If the keyphasor goes to a Bently monitor you can probably hook-up your Adre Kph input to the BNC connector in the Bently. At the same time you would need to measure vibration on the bearing 1.
If I understand it correctly, the proximity probes give bad readings and the seismic sensor is wired directly to the Mark V so it is not possible to take that reading in paralell to the Adre.
Then I think that the only option would be to use a spare sensor with a magnetic base and placing it next to the seismic sensor in bearing one (assuming that you can access that bearing while the turbine is running). Then you would need to run a wire from that seismic sensor to the Adre (assuming that this doable, I don't know the distance from the turbine to the Bently monitor) or if the proximity probes are not working you can take the wire just until the JB of the proximity probes and use the cables of the proximity probes until the Bently (assuming that your plant policies allow you to do all this while the turbine is running).
Then you could plot with the Adre a polar plot and see how it looks like.
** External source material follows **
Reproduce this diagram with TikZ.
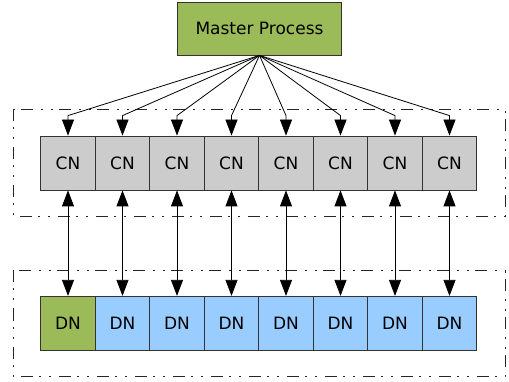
\documentclass[tikz,border=0pt]{standalone}
\usepackage{fontspec}
\setmainfont{DejaVu Sans}
\usetikzlibrary{arrows.meta}

\definecolor{mastergreen}{RGB}{155,187,89}
\definecolor{cngrey}{RGB}{204,204,204}
\definecolor{dnblue}{RGB}{153,204,255}

\begin{document}
\begin{tikzpicture}[x = 1pt, y = -1pt, line width = 0.8pt,
                        box/.style = {draw = black!80, minimum width = 54.5pt, minimum height = 54pt,
                                      inner sep = 0pt, font = \fontsize{17}{20}\selectfont},
                        cn/.style = {box, fill = cngrey},
                        dn/.style = {box, fill = dnblue},
                        master/.style = {box, fill = mastergreen, minimum width = 164pt, minimum height = 53pt},
                        group/.style = {draw = black!85, line width = 0.8pt,
                                        dash pattern = on 12pt off 6pt on 2pt off 8pt on 2pt off 8pt},
                        link/.style = {line width = 0.8pt, -{Triangle[length = 16pt, width = 12pt]}},
                        duplex/.style = {line width = 0.8pt, {Triangle[length = 16pt, width = 12pt]}-{Triangle[length = 16pt, width = 12pt]}}]
      \useasboundingbox (0, 0) rectangle (509, 382);

      \node [master] (m) at (259.5, 28.5) {Master Process};

      \draw [group] (13, 109.5) rectangle (505, 216.5);
      \draw [group] (13, 270.5) rectangle (505, 376.5);

      \node [cn] (c1) at (68, 163) {CN};
      \node [cn] (c2) at (122.5, 163) {CN};
      \node [cn] (c3) at (177, 163) {CN};
      \node [cn] (c4) at (231.5, 163) {CN};
      \node [cn] (c5) at (286, 163) {CN};
      \node [cn] (c6) at (340.5, 163) {CN};
      \node [cn] (c7) at (395, 163) {CN};
      \node [cn] (c8) at (449.5, 163) {CN};

      \node [box, fill = mastergreen] (d1) at (68, 323.3) {DN};
      \node [dn] (d2) at (122.5, 323.3) {DN};
      \node [dn] (d3) at (177, 323.3) {DN};
      \node [dn] (d4) at (231.5, 323.3) {DN};
      \node [dn] (d5) at (286, 323.3) {DN};
      \node [dn] (d6) at (340.5, 323.3) {DN};
      \node [dn] (d7) at (395, 323.3) {DN};
      \node [dn] (d8) at (449.5, 323.3) {DN};

      % fan-out from the master, each arrow ends with a short vertical drop
      \draw [link] (m.south) -- ([yshift = 20pt]c1.north) -- (c1.north);
      \draw [link] (m.south) -- ([yshift = 20pt]c2.north) -- (c2.north);
      \draw [link] (m.south) -- ([yshift = 20pt]c3.north) -- (c3.north);
      \draw [link] (m.south) -- ([yshift = 20pt]c4.north) -- (c4.north);
      \draw [link] (m.south) -- ([yshift = 20pt]c5.north) -- (c5.north);
      \draw [link] (m.south) -- ([yshift = 20pt]c6.north) -- (c6.north);
      \draw [link] (m.south) -- ([yshift = 20pt]c7.north) -- (c7.north);
      \draw [link] (m.south) -- ([yshift = 20pt]c8.north) -- (c8.north);

      \draw [duplex] (c1) -- (d1);
      \draw [duplex] (c2) -- (d2);
      \draw [duplex] (c3) -- (d3);
      \draw [duplex] (c4) -- (d4);
      \draw [duplex] (c5) -- (d5);
      \draw [duplex] (c6) -- (d6);
      \draw [duplex] (c7) -- (d7);
      \draw [duplex] (c8) -- (d8);

      \end{tikzpicture}
\end{document}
That could give additional hints to sustain the coke rub hypothesis.
On the other hand, I've seen turbines suffering of a coke rub running without problems for months and they were not cleaned until a planned shutdown several months afterwards.
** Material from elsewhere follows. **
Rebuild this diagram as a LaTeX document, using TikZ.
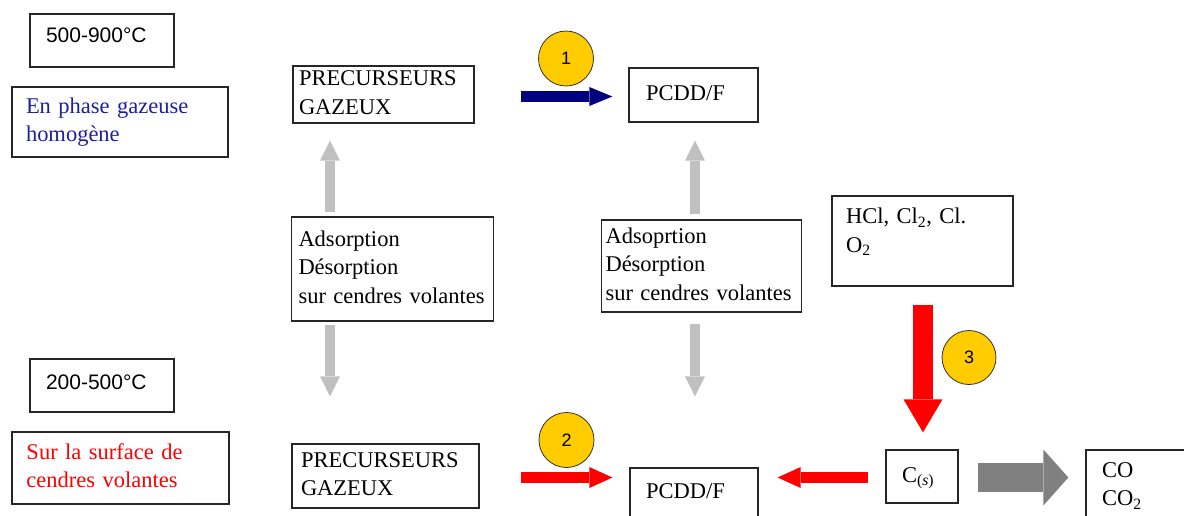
\documentclass[tikz,border=0pt]{standalone}
\usepackage{fontspec}
\setmainfont{Liberation Serif}
\newfontfamily\sansf{Liberation Sans}
\usetikzlibrary{arrows.meta,calc}
\definecolor{txtblue}{RGB}{30,30,160}
\definecolor{navyarr}{RGB}{0,0,128}
\definecolor{lgray}{RGB}{192,192,192}
\definecolor{dgray}{RGB}{128,128,128}
\definecolor{gold}{RGB}{255,204,0}
\newcommand\padlow[1]{\rule[-#1]{0pt}{0pt}}
\begin{document}
\begin{tikzpicture}[x=1pt,y=-1pt,
  box/.style={draw=black!85, line width=1.3pt, align=left, inner ysep=0pt,
    font=\fontsize{22.5}{28.5}\selectfont,
    execute at begin node=\strut, execute at end node=\strut},
  tbox/.style={draw=black!85, line width=1.3pt, align=left, inner ysep=0pt,
    font=\sansf\fontsize{21}{25}\selectfont},
  num/.style={circle, draw=black!80, line width=0.8pt, fill=gold,
    minimum size=55pt, inner sep=0pt, font=\sansf\fontsize{18}{20}\selectfont},
  grayarr/.style={draw=lgray, line width=10pt,
    -{Triangle[width=20pt,length=20pt,line width=0pt]}},
  bluearr/.style={draw=navyarr, line width=10.5pt,
    -{Triangle[width=19pt,length=23pt,line width=0pt]}},
  redarr/.style={draw=red, line width=11pt,
    -{Triangle[width=21pt,length=23pt,line width=0pt]}},
  bigred/.style={draw=red, line width=20pt,
    -{Triangle[width=39pt,length=33pt,line width=0pt]}},
  biggray/.style={draw=dgray, line width=29pt,
    -{Triangle[width=56pt,length=25pt,line width=0pt]}}
]
\clip (0,0) rectangle (1184,515);

% left column labels
\node[tbox, text width=112pt, inner xsep=16pt, minimum height=53pt] (t1) at (102,40.5) {500-900°C\padlow{10pt}};
\node[box, text=txtblue, text width=188pt, inner xsep=14pt, minimum height=70pt] (ph1) at (120,122) {En phase gazeuse\\homogène};
\node[tbox, text width=112pt, inner xsep=16pt, minimum height=53pt] (t2) at (102,385.5) {200-500°C\padlow{6pt}};
\node[box, text=red, text width=188pt, inner xsep=14.5pt, minimum height=72pt] (ph2) at (120.5,468) {Sur la surface de\\cendres volantes};

% main boxes
\node[box, text width=169pt, inner xsep=6pt, minimum height=57pt] (pg1) at (383.5,94.5) {PRECURSEURS\\GAZEUX};
\node[box, text width=95pt, inner xsep=17pt, minimum height=54pt] (pc1) at (693.5,95) {PCDD/F};
\node[box, text width=188pt, inner xsep=7pt, minimum height=104pt] (ad1) at (392.5,269) {Adsorption\\Désorption\\sur cendres volantes};
\node[box, text width=192pt, inner xsep=4pt, minimum height=92pt] (ad2) at (701.5,266) {Adsoprtion\\Désorption\\sur cendres volantes};
\node[box, text width=153pt, inner xsep=14pt, minimum height=90pt] (hcl) at (922.5,241) {HCl, Cl\textsubscript{2}, Cl.\\O\textsubscript{2}\padlow{25.5pt}};
\node[box, text width=169pt, inner xsep=9pt, minimum height=64pt] (pg2) at (385.5,476) {PRECURSEURS\\GAZEUX};
\node[box, text width=96pt, inner xsep=16pt, minimum height=50pt] (pc2) at (694,493) {PCDD/F};
\node[box, text width=40pt, inner xsep=16pt, minimum height=53pt] (cs) at (922,476.5) {C\textsubscript{(\textit{s})}};
\node[box, text width=98pt, inner xsep=16pt, minimum height=72pt] (co) at (1151,486) {CO\\CO\textsubscript{2}};

% numbered circles
\node[num] (c1) at (566,58.5) {1};
\node[num] (c2) at (566.5,440) {2};
\node[num, minimum size=54pt] (c3) at (969,357.5) {3};

% helper coordinates
\coordinate (colL) at (330,0);
\coordinate (colR) at (695,0);
\coordinate (colC) at (923,0);
\coordinate (rowA) at (0,96.5);
\coordinate (rowB) at (0,477.5);

% grey adsorption/desorption arrows
\draw[grayarr, shorten <=4pt, shorten >=17pt] (ad1.north -| colL) -- (pg1.south -| colL);
\draw[grayarr, shorten <=3pt, shorten >=47pt] (ad1.south -| colL) -- (pg2.north -| colL);
\draw[grayarr, shorten <=5pt, shorten >=18pt] (ad2.north -| colR) -- (pc1.south -| colR);
\draw[grayarr, shorten <=11pt, shorten >=71pt] (ad2.south -| colR) -- (pc2.north -| colR);

% reaction arrows
\draw[bluearr, shorten <=46pt, shorten >=16pt] (pg1.east |- rowA) -- (pc1.west |- rowA);
\draw[redarr, shorten <=41pt, shorten >=17pt] (pg2.east |- rowB) -- (pc2.west |- rowB);
\draw[redarr, shorten <=17pt, shorten >=19pt] (cs.west |- rowB) -- (pc2.east |- rowB);
\draw[bigred, shorten <=18pt, shorten >=17pt] (hcl.south -| colC) -- (cs.north -| colC);
\draw[biggray, shorten <=19pt, shorten >=17pt] (cs.east |- rowB) -- (co.west |- rowB);
\end{tikzpicture}
\end{document}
I am aware that I am late into this conversation. however, there may be advantage in surveying horizontal vertical and axial magnitudes and their frequencies to help isolate the issue and remedy. You mentioned that a water wash has been done and the vibration has not recurred. The compressor may have been dirty and that could have been the issue. Also the vibration occurred in the hottest part of the day. If the unit operates with modulating IGV then the specific ambient conditions coupled with a dirty compressor and specific IGV angle may have been the cause. Keep monitoring and if you can on line wash then repeat as often as you can. Some sites do this daily to maintain compressor performance.